Remarriages were a result not only of divorce, but also of the high mortality rate in ancient Rome. A husband could remarry if his wife died in childbirth, a wife could remarry if her husband died at war, and either could remarry if the other died from disease, an accident, or old age. Divorce and remarriage could greatly alter the family structure by creating blended families. Step parents and step siblings were often added to the family. When a man remarried his children lived in his new household and their mother, if still alive, would rarely see them again.

===Adultery===
Both men and women had affairs in ancient Rome. The difference was it was socially acceptable for a husband to have an affair with a slave or a lower-class woman. It was never acceptable for a wife to have an affair with anyone. She was expected to remain faithful to her husband, even if she knew he was having an affair. Although women had affairs, it is hard to determine how common the practice was. The only exception for a man was he was not supposed to have a relationship with another upper class, married woman. However, during the Imperial period, it became more common for men to have affairs with upper-class women.

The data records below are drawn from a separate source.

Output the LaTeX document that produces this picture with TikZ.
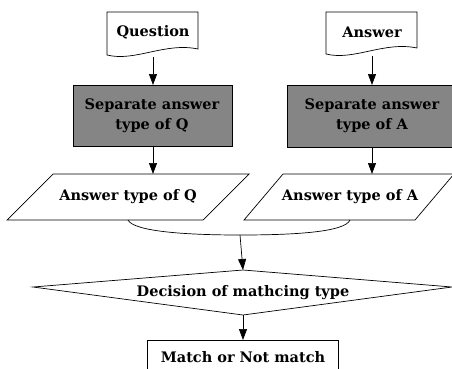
\documentclass[tikz,border=0pt]{standalone}
\usepackage{fontspec}
\setmainfont{DejaVu Serif}
\usetikzlibrary{arrows.meta}
\begin{document}
\begin{tikzpicture}[x=1pt,y=-1pt,
  shp/.style={draw=black,line width=0.7pt,fill=white},
  shade/.style={draw=black,line width=0.7pt,fill=black!48},
  lbl/.style={font=\fontsize{14.5}{20}\selectfont\bfseries,align=center,inner sep=0pt},
  arr/.style={draw=black,line width=0.7pt,-{Triangle[length=11pt,width=8pt]}}]
\useasboundingbox (0,0) rectangle (452,368);
\clip (0,0) rectangle (452,368);
% documents
\draw[shp] (107,12) -- (198,12) -- (198,49) .. controls (165,42) and (135,62) .. (107,55) -- cycle;
\node[lbl] (q) at (153,32) {Question};
\coordinate (qb) at (153,57);
\draw[shp] (326,12) -- (417,12) -- (417,48) .. controls (384,41) and (354,61) .. (326,54) -- cycle;
\node[lbl] (a) at (372,32) {Answer};
\coordinate (ab) at (372,56);
% shaded process boxes
\draw[shade] (73,85) rectangle (232,146);
\node[lbl] (sq) at (152,116) {Separate answer\\type of Q};
\coordinate (sqt) at (153,85);
\coordinate (sqb) at (153,146);
\draw[shade] (287,85) rectangle (455,147);
\node[lbl] (sa) at (372,116) {Separate answer\\type of A};
\coordinate (sat) at (372,85);
\coordinate (sab) at (372,147);
% parallelograms
\draw[shp] (53,174) -- (249,174) -- (203,220) -- (7,220) -- cycle;
\node[lbl] (tq) at (128,197) {Answer type of Q};
\coordinate (tqt) at (153,174);
\coordinate (tqb) at (128,220);
\draw[shp] (283,174) -- (454,174) -- (415,220) -- (244,220) -- cycle;
\node[lbl] (ta) at (350,197) {Answer type of A};
\coordinate (tat) at (372,174);
\coordinate (tab) at (350,220);
% joining curve
\coordinate (j) at (240,235);
\draw[line width=0.7pt] (tqb) .. controls (134,232) and (190,235) .. (j)
  .. controls (295,235) and (345,232) .. (tab);
% diamond
\draw[shp] (33,287) -- (243,270) -- (452,287) -- (243,315) -- cycle;
\node[lbl] (d) at (243,293) {Decision of mathcing type};
\coordinate (dt) at (243,270);
\coordinate (db) at (243,315);
% result box
\draw[shp] (147,340) rectangle (338,380);
\node[lbl] (m) at (243,357) {Match or Not match};
\coordinate (mt) at (243,340);
% arrows
\draw[arr] (qb) -- (sqt);
\draw[arr] (ab) -- (sat);
\draw[arr] (sqb) -- (tqt);
\draw[arr] (sab) -- (tat);
\draw[arr] (j) -- (dt);
\draw[arr] (db) -- (mt);
\end{tikzpicture}
\end{document}
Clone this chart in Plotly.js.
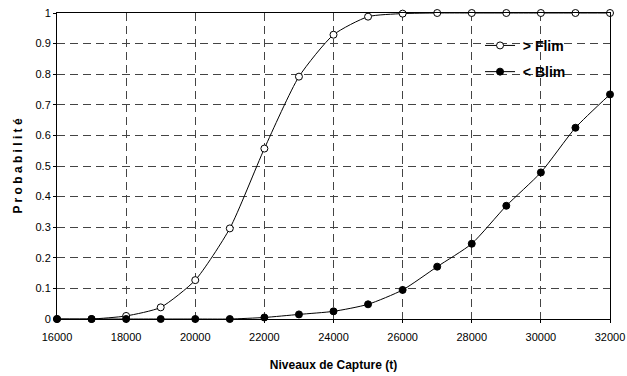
<!DOCTYPE html>
<html>
<head>
<meta charset="utf-8">
<script src="https://cdn.plot.ly/plotly-3.0.1.min.js"></script>
<style>
  html, body { margin: 0; padding: 0; background: #fff; }
  #chart { width: 627px; height: 376px; }
</style>
</head>
<body>
<div id="chart"></div>
<script>
// Catch levels (tonnes)
const captureLevels = [16000, 17000, 18000, 19000, 20000, 21000, 22000, 23000, 24000,
                       25000, 26000, 27000, 28000, 29000, 30000, 31000, 32000];
// Probability of exceeding Flim
const probFlim = [0, 0, 0.01, 0.038, 0.127, 0.296, 0.557, 0.792, 0.929,
                  0.988, 0.998, 1, 1, 1, 1, 1, 1];
// Probability of falling below Blim
const probBlim = [0, 0, 0, 0, 0, 0, 0.005, 0.015, 0.025,
                  0.048, 0.095, 0.171, 0.246, 0.370, 0.479, 0.625, 0.734];

const seriesNames = ['> Flim', '< Blim'];
const xTicks = [16000, 18000, 20000, 22000, 24000, 26000, 28000, 30000, 32000];
const yTicks = [0, 0.1, 0.2, 0.3, 0.4, 0.5, 0.6, 0.7, 0.8, 0.9, 1];

const lineStyle = { color: '#000', width: 1, shape: 'spline', smoothing: 0.6 };

const traces = [
  {
    x: captureLevels, y: probFlim, name: '\u2009' + seriesNames[0],
    legendgroup: 'flim',
    type: 'scatter', mode: 'lines+markers',
    line: lineStyle,
    marker: { symbol: 'circle', size: 7, color: '#fff', line: { color: '#000', width: 1 } },
    cliponaxis: false
  },
  {
    x: captureLevels, y: probBlim, name: '\u2009' + seriesNames[1],
    legendgroup: 'blim',
    type: 'scatter', mode: 'lines+markers',
    line: lineStyle,
    marker: { symbol: 'circle', size: 7, color: '#000', line: { color: '#000', width: 1 } },
    cliponaxis: false
  }
];

const gridStyle = { showgrid: true, gridcolor: '#444', gridwidth: 1, griddash: '8px,5px' };

const layout = {
  width: 627, height: 376,
  margin: { l: 57, r: 17, t: 13, b: 57 },
  paper_bgcolor: '#fff', plot_bgcolor: '#fff',
  font: { family: 'Arial, "Liberation Sans", sans-serif', size: 11, color: '#000' },
  showlegend: true,
  legend: {
    x: 0.765, y: 0.945, xanchor: 'left', yanchor: 'top',
    bgcolor: 'rgba(0,0,0,0)', borderwidth: 0,
    font: { size: 14, color: '#000', family: 'Arial, "Liberation Sans", sans-serif', weight: 'bold' },
    itemwidth: 30, tracegroupgap: 5
  },
  xaxis: Object.assign({
    range: [16000, 32000],
    tickvals: xTicks, ticktext: xTicks.map(String),
    ticks: 'outside', ticklen: 3, tickcolor: '#000',
    ticklabelstandoff: 5,
    showline: true, linecolor: '#000', linewidth: 1, mirror: true,
    zeroline: false,
    tickfont: { size: 11 },
    title: { text: 'Niveaux de Capture (t)', font: { size: 12, weight: 'bold' }, standoff: 18 }
  }, gridStyle),
  yaxis: Object.assign({
    range: [0, 1],
    tickvals: yTicks, ticktext: yTicks.map(String),
    ticks: 'outside', ticklen: 3, tickcolor: '#000',
    showline: true, linecolor: '#000', linewidth: 1, mirror: true,
    zeroline: false,
    tickfont: { size: 11 },
    title: { text: 'P r o b a b i l i t é', font: { size: 12, weight: 'bold' }, standoff: 10 }
  }, gridStyle)
};

Plotly.newPlot('chart', traces, layout, { staticPlot: true, displayModeBar: false });
</script>
</body>
</html>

Some literature from ancient Rome even gave advice on the best location to meet a mistress. In Ovid's poem, The Art of Love, he describes meeting women at a public location, like the circus or a horse race, to avoid detection. Because married couples had separate bedrooms, it was easy for a man to have an affair, but a woman was closely monitored by the household staff, which made having an affair within her own home almost impossible. If a cheating wife was caught by her husband with her lover, her husband had the legal right to kill the adulterer and immediately divorce his wife.

==Kinship terms==

The kinship terms in the Latin language follow the Sudanese kinship system.
Latin has a word for every role in the system.
The terminology used by anthropologists when analyzing kinship in cultures is often derived from Latin (words like amitalocality, patrilineal).